Third, if the guy in possession of the iPhone genuinely wanted to return it, why not contact Gray Powell himself? After all, the opened Facebook app signified whose iPhone it actually was.

Fourth, there was no real need for Gizmodo to publish the name of the Apple engineer who lost the iPhone. And yes, we realize that Apple already knew who was responsible, but now the entire world is looking at Gray Powell simply because Gizmodo wanted some extra page views.

And you know what? If Gizmodo is going to publish the kids name, then they should at least have the decency to stand by their decision and not offer smart ass commentary telling Apple that they shouldn’t fire the kid.

He sounded tired and broken. But at least he’s alive, and apparently may still be working at Apple—as he should be. After all, it’s just a fucking iPhone and mistakes can happen to everyone—Gray Powell, Phil Schiller, you, me, and Steve Jobs.

The only real mistake would be to fire Gray in the name of Apple’s legendary impenetrable security, breached by the power of German beer and one single human error.

Oh spare me.

But it gets worse.

In response to Apple’s legal request to get back the iPhone, Gizmodo editor Brian Lam pleads, “P.S. I hope you take it easy on the kid who lost it. I don’t think he loves anything more than Apple.”

Are you f’n kidding me? If Gizmodo was that concerned with taking it “easy on the kid”, they could have published the same exact story and simply reference him as a 27 year old Apple Software Engineer, and the story would have been just as gripping.

But, alas, it gets even worse!

Last night, Lam penned a post on Gizmodo attempting to explain why they decided to go public with Powell’s identity.
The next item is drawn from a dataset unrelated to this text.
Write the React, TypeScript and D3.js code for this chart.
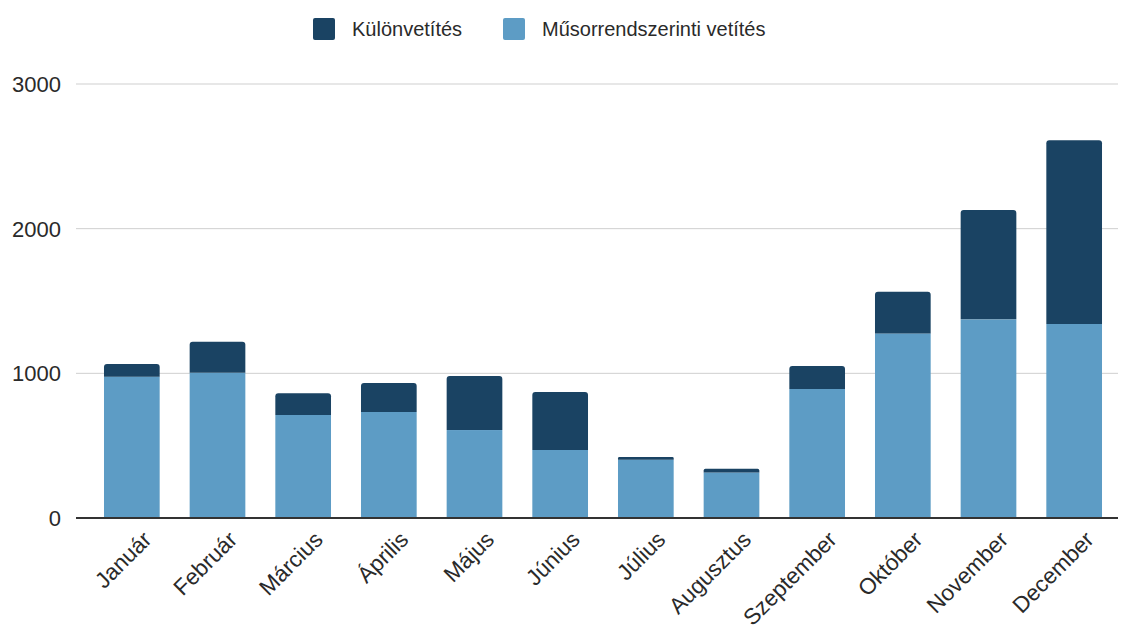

Hey man, I know things seem really tough right now. We had mixed feelings about writing the story of how you lost the prototype, but the story is fascinating. And tragic, which makes it human. And our sin is that we cannot resist a good story. Especially one that is human, and not merely about a gadget—that’s something that rarely comes out of Apple anymore. But hopefully you take these hard times and turn things around. We all make mistakes. Yours was just public. Tomorrow’s another day. We will all be cheering for you.

Talk about smarmy.

And fifth, Gizmodo’s response to Apple’s legal request stated in part: “Happy to have you pick this thing up. Was burning a hole in our pockets. Just so you know, we didn’t know this was stolen when we bought it.”

But curiously, Apple’s legal request made no mention of the iPhone being stolen, which makes Gizmodo’s verbiage all the more suspicious. Especially when you consider that Gizmodo’s parent company, Gawker, has in the past offered a $100,000 bounty for a stolen pre-release iPad.

Sixth, and this has nothing to do with Gizmodo, if Powell was able to wipe his phone remotely via MobileMe, why didn’t he attempt to locate it via MobileMe as well?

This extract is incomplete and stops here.